Aim of the task -> Without the images, output each record below as it stands.

(Part of a data file)
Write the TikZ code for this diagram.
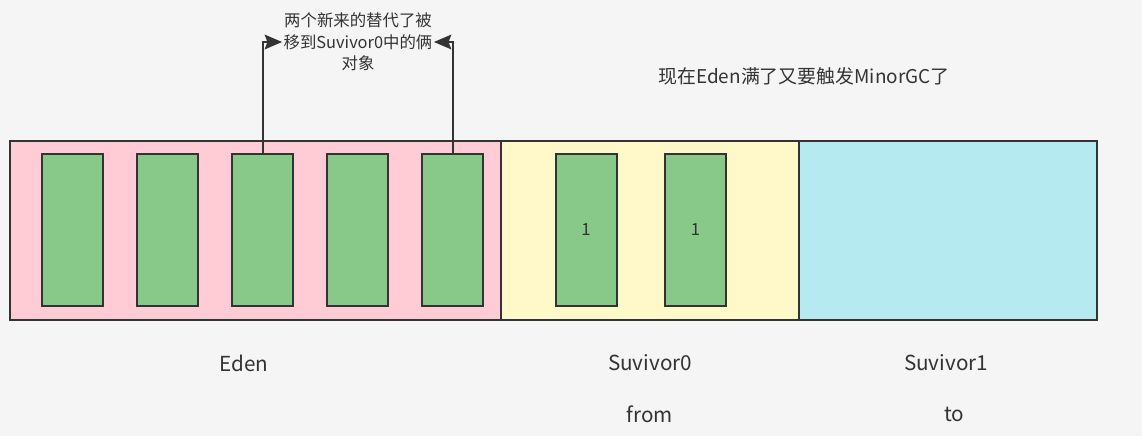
\documentclass[tikz,border=0pt]{standalone}
\usepackage{fontspec}
\setmainfont{Noto Sans CJK SC}
\usetikzlibrary{arrows.meta}
\definecolor{bgcol}{HTML}{F5F5F5}
\definecolor{edencol}{HTML}{FFCCD5}
\definecolor{s0col}{HTML}{FFF9C9}
\definecolor{s1col}{HTML}{B4EAF0}
\definecolor{objcol}{HTML}{88C888}
\definecolor{inkcol}{HTML}{333333}
\tikzset{area/.style = {draw=inkcol, line width=1.5pt, inner sep=0pt, minimum height=134.25pt},
         obj/.style = {draw=inkcol, fill=objcol, line width=1.5pt, inner sep=0pt,
                       minimum width=45.75pt, minimum height=114pt, font=\fontsize{12.5}{12.5}\selectfont, text=inkcol},
         lbl/.style = {text=inkcol, font=\fontsize{15.5}{18}\selectfont},
         move/.style = {draw=inkcol, line width=1.5pt, -{Stealth[length=13pt,width=11pt,inset=2pt]}}}

\begin{document}
\begin{tikzpicture}[x=0.75pt, y=-0.75pt]
\fill[bgcol] (0,0) rectangle (1142,436);
\useasboundingbox (0,0) rectangle (1142,436);
% the three areas
\node[area, fill=edencol, minimum width=368.25pt] (eden) at (255.5,230.5) {};
\node[area, fill=s0col, minimum width=223.5pt] (surv0) at (650,230.5) {};
\node[area, fill=s1col, minimum width=223.5pt] (surv1) at (948,230.5) {};
% objects
\foreach \i/\x in {1/72.5, 2/167.5, 3/262.5, 4/357.5, 5/452.5}
  \node[obj] (e\i) at (\x,230) {};
\node[obj] (s1) at (586,230) {1};
\node[obj] (s2) at (695.5,230) {1};
% labels
\node[lbl] at (244,363) {Eden};
\node[lbl] at (650,363) {Suvivor0};
\node[lbl] at (946,363) {Suvivor1};
\node[lbl] at (650,414) {from};
\node[lbl] at (954,414) {to};
\node[lbl, font=\fontsize{14.2}{17}\selectfont] (msg) at (804,76) {现在Eden满了又要触发MinorGC了};
\node[lbl, font=\fontsize{12.3}{16}\selectfont, align=center, inner sep=1pt] (note) at (358,42)
  {两个新来的替代了被\\移到Suvivor0中的俩\\对象};
% moved objects
\draw[move] (e3.north) |- (note.west);
\draw[move] (e5.north) |- (note.east);
\end{tikzpicture}
\end{document}
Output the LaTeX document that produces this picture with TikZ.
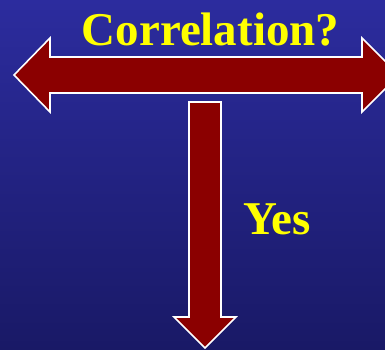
\documentclass[tikz,border=0pt]{standalone}
\usepackage{fontspec}
\setmainfont{Liberation Serif}
\definecolor{bgtop}{RGB}{44,44,158}
\definecolor{bgbot}{RGB}{25,25,102}
\definecolor{arrowred}{RGB}{139,0,0}
\definecolor{txtyellow}{RGB}{255,255,0}
\begin{document}
\begin{tikzpicture}[x=1pt,y=1pt,
  arrowshape/.style={fill=arrowred,draw=white,line width=1.6pt,line join=miter},
  label/.style={text=txtyellow,font=\bfseries\fontsize{47}{50}\selectfont,inner sep=0pt}]
\useasboundingbox (0,0) rectangle (385,350);
\clip (0,0) rectangle (385,350);
\shade[top color=bgtop,bottom color=bgbot] (0,0) rectangle (385,350);
% horizontal double arrow
\draw[arrowshape] (14,275) -- (50,312) -- (50,293) -- (362,293) -- (362,312) -- (399,275)
  -- (362,238) -- (362,257) -- (50,257) -- (50,238) -- cycle;
% vertical arrow
\draw[arrowshape] (189,248) -- (221,248) -- (221,33) -- (236,33) -- (205,2) -- (174,33) -- (189,33) -- cycle;
\node[label,anchor=base] (corr) at (210.5,304) {Correlation?};
\node[label,anchor=base] (yes) at (277,115) {Yes};
\end{tikzpicture}
\end{document}
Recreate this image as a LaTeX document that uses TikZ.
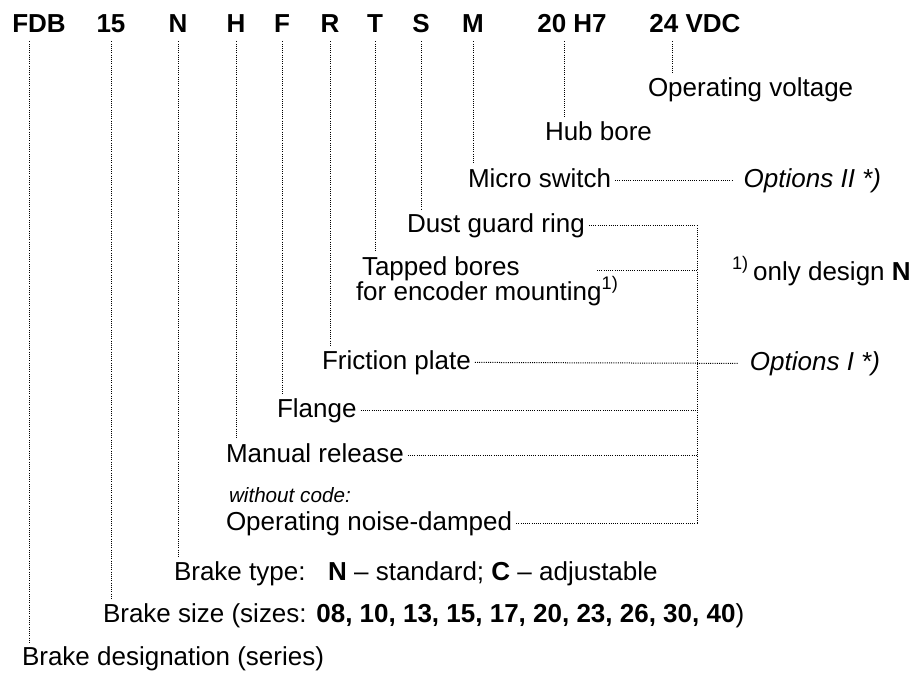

Solved problem ->
Write the TikZ code for this diagram.
\documentclass[tikz,border=0pt]{standalone}
\usepackage{fontspec}
\setmainfont{Noto Sans CJK SC}
\usetikzlibrary{arrows.meta}
\definecolor{bgcol}{HTML}{F5F5F5}
\definecolor{edencol}{HTML}{FFCCD5}
\definecolor{s0col}{HTML}{FFF9C9}
\definecolor{s1col}{HTML}{B4EAF0}
\definecolor{objcol}{HTML}{88C888}
\definecolor{inkcol}{HTML}{333333}
\tikzset{area/.style = {draw=inkcol, line width=1.5pt, inner sep=0pt, minimum height=134.25pt},
         obj/.style = {draw=inkcol, fill=objcol, line width=1.5pt, inner sep=0pt,
                       minimum width=45.75pt, minimum height=114pt, font=\fontsize{12.5}{12.5}\selectfont, text=inkcol},
         lbl/.style = {text=inkcol, font=\fontsize{15.5}{18}\selectfont},
         move/.style = {draw=inkcol, line width=1.5pt, -{Stealth[length=13pt,width=11pt,inset=2pt]}}}

\begin{document}
\begin{tikzpicture}[x=0.75pt, y=-0.75pt]
\fill[bgcol] (0,0) rectangle (1142,436);
\useasboundingbox (0,0) rectangle (1142,436);
% the three areas
\node[area, fill=edencol, minimum width=368.25pt] (eden) at (255.5,230.5) {};
\node[area, fill=s0col, minimum width=223.5pt] (surv0) at (650,230.5) {};
\node[area, fill=s1col, minimum width=223.5pt] (surv1) at (948,230.5) {};
% objects
\foreach \i/\x in {1/72.5, 2/167.5, 3/262.5, 4/357.5, 5/452.5}
  \node[obj] (e\i) at (\x,230) {};
\node[obj] (s1) at (586,230) {1};
\node[obj] (s2) at (695.5,230) {1};
% labels
\node[lbl] at (244,363) {Eden};
\node[lbl] at (650,363) {Suvivor0};
\node[lbl] at (946,363) {Suvivor1};
\node[lbl] at (650,414) {from};
\node[lbl] at (954,414) {to};
\node[lbl, font=\fontsize{14.2}{17}\selectfont] (msg) at (804,76) {现在Eden满了又要触发MinorGC了};
\node[lbl, font=\fontsize{12.3}{16}\selectfont, align=center, inner sep=1pt] (note) at (358,42)
  {两个新来的替代了被\\移到Suvivor0中的俩\\对象};
% moved objects
\draw[move] (e3.north) |- (note.west);
\draw[move] (e5.north) |- (note.east);
\end{tikzpicture}
\end{document}
Output the LaTeX document that produces this picture with TikZ.
\documentclass[tikz,border=0pt]{standalone}
\usepackage{fontspec}
\setmainfont{Liberation Serif}
\definecolor{bgtop}{RGB}{44,44,158}
\definecolor{bgbot}{RGB}{25,25,102}
\definecolor{arrowred}{RGB}{139,0,0}
\definecolor{txtyellow}{RGB}{255,255,0}
\begin{document}
\begin{tikzpicture}[x=1pt,y=1pt,
  arrowshape/.style={fill=arrowred,draw=white,line width=1.6pt,line join=miter},
  label/.style={text=txtyellow,font=\bfseries\fontsize{47}{50}\selectfont,inner sep=0pt}]
\useasboundingbox (0,0) rectangle (385,350);
\clip (0,0) rectangle (385,350);
\shade[top color=bgtop,bottom color=bgbot] (0,0) rectangle (385,350);
% horizontal double arrow
\draw[arrowshape] (14,275) -- (50,312) -- (50,293) -- (362,293) -- (362,312) -- (399,275)
  -- (362,238) -- (362,257) -- (50,257) -- (50,238) -- cycle;
% vertical arrow
\draw[arrowshape] (189,248) -- (221,248) -- (221,33) -- (236,33) -- (205,2) -- (174,33) -- (189,33) -- cycle;
\node[label,anchor=base] (corr) at (210.5,304) {Correlation?};
\node[label,anchor=base] (yes) at (277,115) {Yes};
\end{tikzpicture}
\end{document}
Recreate this image as a LaTeX document that uses TikZ.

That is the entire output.